» **Directive**:
Restate the whole listing word for word. Pictures are left out.

────────

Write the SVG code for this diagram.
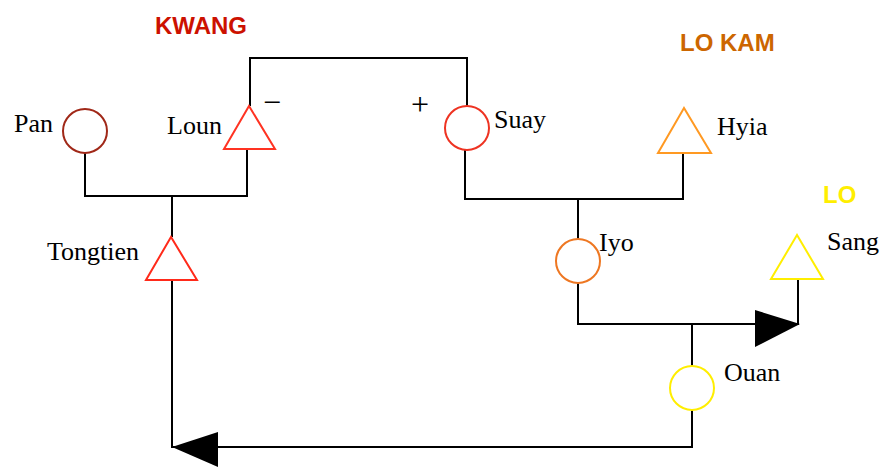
<svg xmlns="http://www.w3.org/2000/svg" width="886" height="468" viewBox="0 0 886 468">
<style>
.ln{fill:none;stroke:#000;stroke-width:2}
.sh{fill:#fff;stroke-width:2}
.nm{font-family:"Liberation Serif","Times New Roman",serif;font-size:26px;fill:#000}
.grp{font-family:"Liberation Sans",Arial,sans-serif;font-size:24px;font-weight:bold}
.sg{font-family:"Liberation Serif","Times New Roman",serif;font-size:32px;fill:#000}
</style>
<rect width="886" height="468" fill="#fff"/>
<g id="connectors">
<polyline class="ln" points="85,153 85,196 247,196 247,149"/>
<polyline class="ln" points="250,106 250,58 467,58 467,106"/>
<polyline class="ln" points="465,150 465,199 683,199 683,153"/>
<line class="ln" x1="172" y1="196" x2="172" y2="237"/>
<polyline class="ln" points="172,280 172,447 692,447 692,410"/>
<line class="ln" x1="578" y1="199" x2="578" y2="239"/>
<polyline class="ln" points="578,283 578,324 798,324 798,279"/>
<line class="ln" x1="692" y1="324" x2="692" y2="366"/>
<polygon points="800,324 755,310 755,347" fill="#000"/>
<polygon points="172,447 218,432 218,467" fill="#000"/>
</g>
<g id="label-kwang"><text class="grp" x="155" y="34" fill="#cc1100">KWANG</text></g>
<g id="label-lokam"><text class="grp" x="680" y="51" fill="#cc6600">LO KAM</text></g>
<g id="label-lo"><text class="grp" x="823" y="203" fill="#ffee00">LO</text></g>
<g id="sign-minus"><text class="sg" x="263" y="113">−</text></g>
<g id="sign-plus"><text class="sg" x="411" y="115">+</text></g>
<g id="pan"><circle class="sh" cx="85" cy="131" r="22" stroke="#a02818"/><text class="nm" x="14" y="132">Pan</text></g>
<g id="loun"><polygon class="sh" points="249,106 224,149 275,149" stroke="#ff3322"/><text class="nm" x="167" y="134">Loun</text></g>
<g id="suay"><circle class="sh" cx="467" cy="128" r="22" stroke="#ee3322"/><text class="nm" x="494" y="128">Suay</text></g>
<g id="hyia"><polygon class="sh" points="684,108 658,153 711,153" stroke="#ff9922"/><text class="nm" x="717" y="135">Hyia</text></g>
<g id="tongtien"><polygon class="sh" points="171,237 146,280 197,280" stroke="#ff2a1a"/><text class="nm" x="47" y="260">Tongtien</text></g>
<g id="iyo"><circle class="sh" cx="578" cy="261" r="22" stroke="#ee7722"/><text class="nm" x="599" y="251">Iyo</text></g>
<g id="sang"><polygon class="sh" points="797,235 771,279 823,279" stroke="#ffee00"/><text class="nm" x="827" y="250">Sang</text></g>
<g id="ouan"><circle class="sh" cx="692" cy="388" r="22" stroke="#ffee00"/><text class="nm" x="724" y="381">Ouan</text></g>
</svg>
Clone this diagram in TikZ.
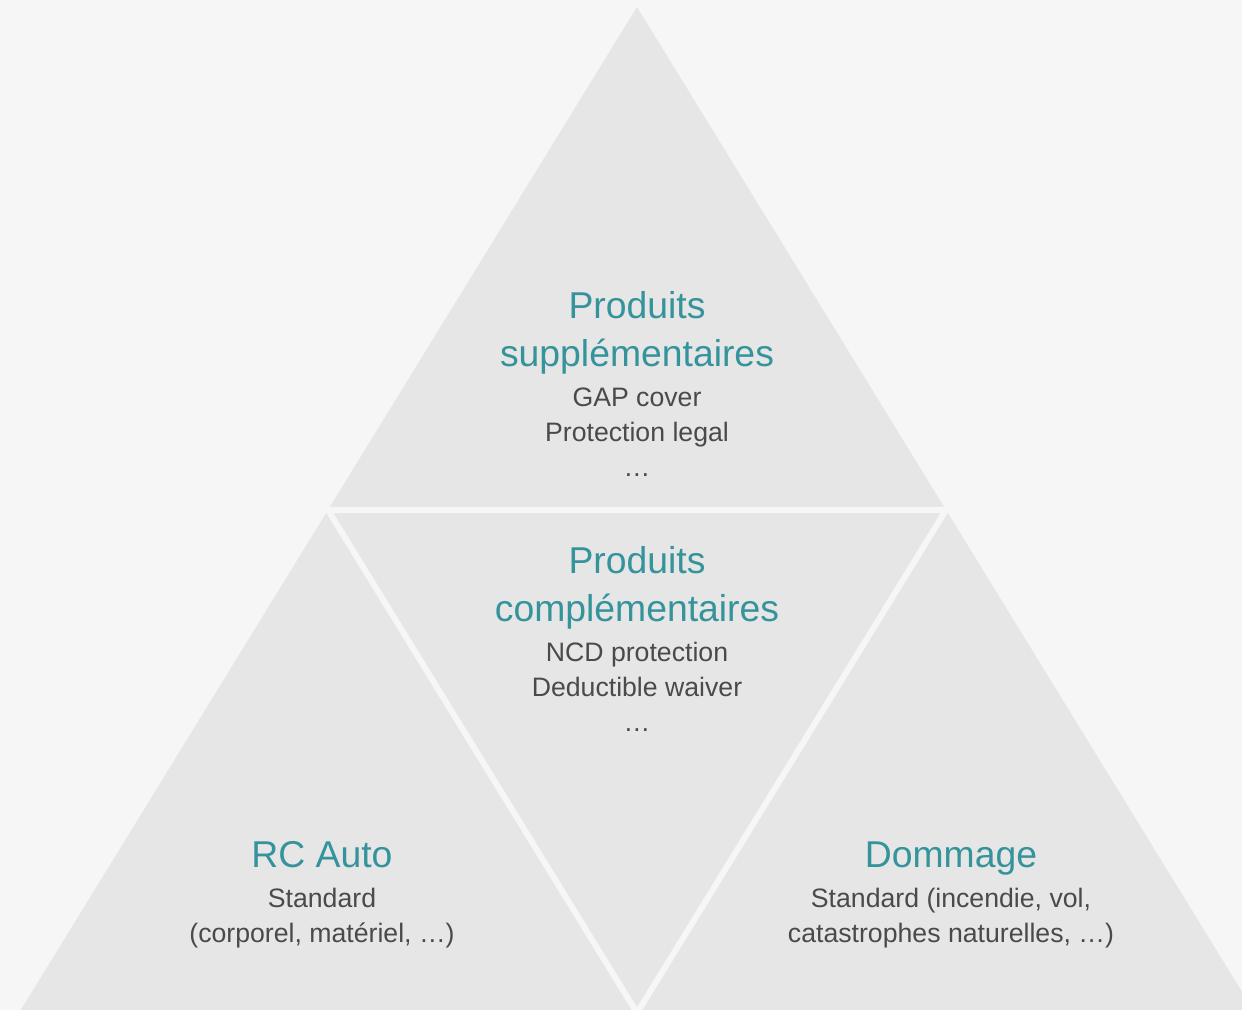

────────

» **Reply**:
Write the SVG code for this diagram.
<svg xmlns="http://www.w3.org/2000/svg" width="886" height="468" viewBox="0 0 886 468">
<style>
.ln{fill:none;stroke:#000;stroke-width:2}
.sh{fill:#fff;stroke-width:2}
.nm{font-family:"Liberation Serif","Times New Roman",serif;font-size:26px;fill:#000}
.grp{font-family:"Liberation Sans",Arial,sans-serif;font-size:24px;font-weight:bold}
.sg{font-family:"Liberation Serif","Times New Roman",serif;font-size:32px;fill:#000}
</style>
<rect width="886" height="468" fill="#fff"/>
<g id="connectors">
<polyline class="ln" points="85,153 85,196 247,196 247,149"/>
<polyline class="ln" points="250,106 250,58 467,58 467,106"/>
<polyline class="ln" points="465,150 465,199 683,199 683,153"/>
<line class="ln" x1="172" y1="196" x2="172" y2="237"/>
<polyline class="ln" points="172,280 172,447 692,447 692,410"/>
<line class="ln" x1="578" y1="199" x2="578" y2="239"/>
<polyline class="ln" points="578,283 578,324 798,324 798,279"/>
<line class="ln" x1="692" y1="324" x2="692" y2="366"/>
<polygon points="800,324 755,310 755,347" fill="#000"/>
<polygon points="172,447 218,432 218,467" fill="#000"/>
</g>
<g id="label-kwang"><text class="grp" x="155" y="34" fill="#cc1100">KWANG</text></g>
<g id="label-lokam"><text class="grp" x="680" y="51" fill="#cc6600">LO KAM</text></g>
<g id="label-lo"><text class="grp" x="823" y="203" fill="#ffee00">LO</text></g>
<g id="sign-minus"><text class="sg" x="263" y="113">−</text></g>
<g id="sign-plus"><text class="sg" x="411" y="115">+</text></g>
<g id="pan"><circle class="sh" cx="85" cy="131" r="22" stroke="#a02818"/><text class="nm" x="14" y="132">Pan</text></g>
<g id="loun"><polygon class="sh" points="249,106 224,149 275,149" stroke="#ff3322"/><text class="nm" x="167" y="134">Loun</text></g>
<g id="suay"><circle class="sh" cx="467" cy="128" r="22" stroke="#ee3322"/><text class="nm" x="494" y="128">Suay</text></g>
<g id="hyia"><polygon class="sh" points="684,108 658,153 711,153" stroke="#ff9922"/><text class="nm" x="717" y="135">Hyia</text></g>
<g id="tongtien"><polygon class="sh" points="171,237 146,280 197,280" stroke="#ff2a1a"/><text class="nm" x="47" y="260">Tongtien</text></g>
<g id="iyo"><circle class="sh" cx="578" cy="261" r="22" stroke="#ee7722"/><text class="nm" x="599" y="251">Iyo</text></g>
<g id="sang"><polygon class="sh" points="797,235 771,279 823,279" stroke="#ffee00"/><text class="nm" x="827" y="250">Sang</text></g>
<g id="ouan"><circle class="sh" cx="692" cy="388" r="22" stroke="#ffee00"/><text class="nm" x="724" y="381">Ouan</text></g>
</svg>
Clone this diagram in TikZ.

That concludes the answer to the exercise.